EXERCISE - Reproduce this listing in full.

**** MATERIAL

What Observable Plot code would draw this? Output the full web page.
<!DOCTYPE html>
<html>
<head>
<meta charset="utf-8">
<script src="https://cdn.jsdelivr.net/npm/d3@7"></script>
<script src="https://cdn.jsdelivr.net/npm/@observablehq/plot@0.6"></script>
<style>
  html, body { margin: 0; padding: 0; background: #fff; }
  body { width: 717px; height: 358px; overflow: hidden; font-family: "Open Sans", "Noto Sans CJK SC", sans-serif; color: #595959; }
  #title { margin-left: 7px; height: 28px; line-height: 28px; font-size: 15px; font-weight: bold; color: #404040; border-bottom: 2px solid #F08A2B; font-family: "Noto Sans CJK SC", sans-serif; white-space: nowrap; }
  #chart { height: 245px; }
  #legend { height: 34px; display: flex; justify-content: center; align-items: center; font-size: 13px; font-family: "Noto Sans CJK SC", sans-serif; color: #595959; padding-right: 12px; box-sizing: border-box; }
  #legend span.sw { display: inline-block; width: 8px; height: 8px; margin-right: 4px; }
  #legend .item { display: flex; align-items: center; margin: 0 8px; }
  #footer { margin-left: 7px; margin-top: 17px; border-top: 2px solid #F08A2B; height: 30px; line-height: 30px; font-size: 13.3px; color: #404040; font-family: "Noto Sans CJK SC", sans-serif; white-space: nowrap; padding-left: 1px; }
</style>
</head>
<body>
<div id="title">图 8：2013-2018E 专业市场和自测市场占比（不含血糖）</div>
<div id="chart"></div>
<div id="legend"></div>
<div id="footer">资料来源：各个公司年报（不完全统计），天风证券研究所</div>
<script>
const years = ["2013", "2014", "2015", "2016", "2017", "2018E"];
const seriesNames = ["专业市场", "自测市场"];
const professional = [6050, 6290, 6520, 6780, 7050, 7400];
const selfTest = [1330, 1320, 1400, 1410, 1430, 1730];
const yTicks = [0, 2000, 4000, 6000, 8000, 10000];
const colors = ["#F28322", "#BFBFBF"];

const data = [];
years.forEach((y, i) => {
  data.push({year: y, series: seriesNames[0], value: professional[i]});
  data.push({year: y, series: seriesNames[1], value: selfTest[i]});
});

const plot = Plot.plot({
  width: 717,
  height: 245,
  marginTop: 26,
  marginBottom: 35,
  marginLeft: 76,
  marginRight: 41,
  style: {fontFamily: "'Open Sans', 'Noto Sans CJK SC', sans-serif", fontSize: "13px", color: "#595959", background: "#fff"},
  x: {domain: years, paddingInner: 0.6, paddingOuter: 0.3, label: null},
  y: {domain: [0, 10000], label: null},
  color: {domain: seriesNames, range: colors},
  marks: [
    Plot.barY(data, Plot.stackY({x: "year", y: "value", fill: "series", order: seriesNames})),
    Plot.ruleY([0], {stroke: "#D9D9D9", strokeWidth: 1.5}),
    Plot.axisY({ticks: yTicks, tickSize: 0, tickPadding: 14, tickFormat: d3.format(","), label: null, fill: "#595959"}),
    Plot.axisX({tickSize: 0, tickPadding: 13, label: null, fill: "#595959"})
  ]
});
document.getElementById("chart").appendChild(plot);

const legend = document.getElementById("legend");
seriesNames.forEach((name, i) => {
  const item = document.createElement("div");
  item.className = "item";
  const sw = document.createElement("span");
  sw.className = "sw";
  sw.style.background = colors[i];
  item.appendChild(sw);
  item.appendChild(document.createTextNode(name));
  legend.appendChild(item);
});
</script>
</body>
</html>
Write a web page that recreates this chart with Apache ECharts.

********

TASK OUTPUT -
What Observable Plot code would draw this? Output the full web page.
<!DOCTYPE html>
<html>
<head>
<meta charset="utf-8">
<script src="https://cdn.jsdelivr.net/npm/d3@7"></script>
<script src="https://cdn.jsdelivr.net/npm/@observablehq/plot@0.6"></script>
<style>
  html, body { margin: 0; padding: 0; background: #fff; }
  body { width: 717px; height: 358px; overflow: hidden; font-family: "Open Sans", "Noto Sans CJK SC", sans-serif; color: #595959; }
  #title { margin-left: 7px; height: 28px; line-height: 28px; font-size: 15px; font-weight: bold; color: #404040; border-bottom: 2px solid #F08A2B; font-family: "Noto Sans CJK SC", sans-serif; white-space: nowrap; }
  #chart { height: 245px; }
  #legend { height: 34px; display: flex; justify-content: center; align-items: center; font-size: 13px; font-family: "Noto Sans CJK SC", sans-serif; color: #595959; padding-right: 12px; box-sizing: border-box; }
  #legend span.sw { display: inline-block; width: 8px; height: 8px; margin-right: 4px; }
  #legend .item { display: flex; align-items: center; margin: 0 8px; }
  #footer { margin-left: 7px; margin-top: 17px; border-top: 2px solid #F08A2B; height: 30px; line-height: 30px; font-size: 13.3px; color: #404040; font-family: "Noto Sans CJK SC", sans-serif; white-space: nowrap; padding-left: 1px; }
</style>
</head>
<body>
<div id="title">图 8：2013-2018E 专业市场和自测市场占比（不含血糖）</div>
<div id="chart"></div>
<div id="legend"></div>
<div id="footer">资料来源：各个公司年报（不完全统计），天风证券研究所</div>
<script>
const years = ["2013", "2014", "2015", "2016", "2017", "2018E"];
const seriesNames = ["专业市场", "自测市场"];
const professional = [6050, 6290, 6520, 6780, 7050, 7400];
const selfTest = [1330, 1320, 1400, 1410, 1430, 1730];
const yTicks = [0, 2000, 4000, 6000, 8000, 10000];
const colors = ["#F28322", "#BFBFBF"];

const data = [];
years.forEach((y, i) => {
  data.push({year: y, series: seriesNames[0], value: professional[i]});
  data.push({year: y, series: seriesNames[1], value: selfTest[i]});
});

const plot = Plot.plot({
  width: 717,
  height: 245,
  marginTop: 26,
  marginBottom: 35,
  marginLeft: 76,
  marginRight: 41,
  style: {fontFamily: "'Open Sans', 'Noto Sans CJK SC', sans-serif", fontSize: "13px", color: "#595959", background: "#fff"},
  x: {domain: years, paddingInner: 0.6, paddingOuter: 0.3, label: null},
  y: {domain: [0, 10000], label: null},
  color: {domain: seriesNames, range: colors},
  marks: [
    Plot.barY(data, Plot.stackY({x: "year", y: "value", fill: "series", order: seriesNames})),
    Plot.ruleY([0], {stroke: "#D9D9D9", strokeWidth: 1.5}),
    Plot.axisY({ticks: yTicks, tickSize: 0, tickPadding: 14, tickFormat: d3.format(","), label: null, fill: "#595959"}),
    Plot.axisX({tickSize: 0, tickPadding: 13, label: null, fill: "#595959"})
  ]
});
document.getElementById("chart").appendChild(plot);

const legend = document.getElementById("legend");
seriesNames.forEach((name, i) => {
  const item = document.createElement("div");
  item.className = "item";
  const sw = document.createElement("span");
  sw.className = "sw";
  sw.style.background = colors[i];
  item.appendChild(sw);
  item.appendChild(document.createTextNode(name));
  legend.appendChild(item);
});
</script>
</body>
</html>
Write a web page that recreates this chart with Apache ECharts.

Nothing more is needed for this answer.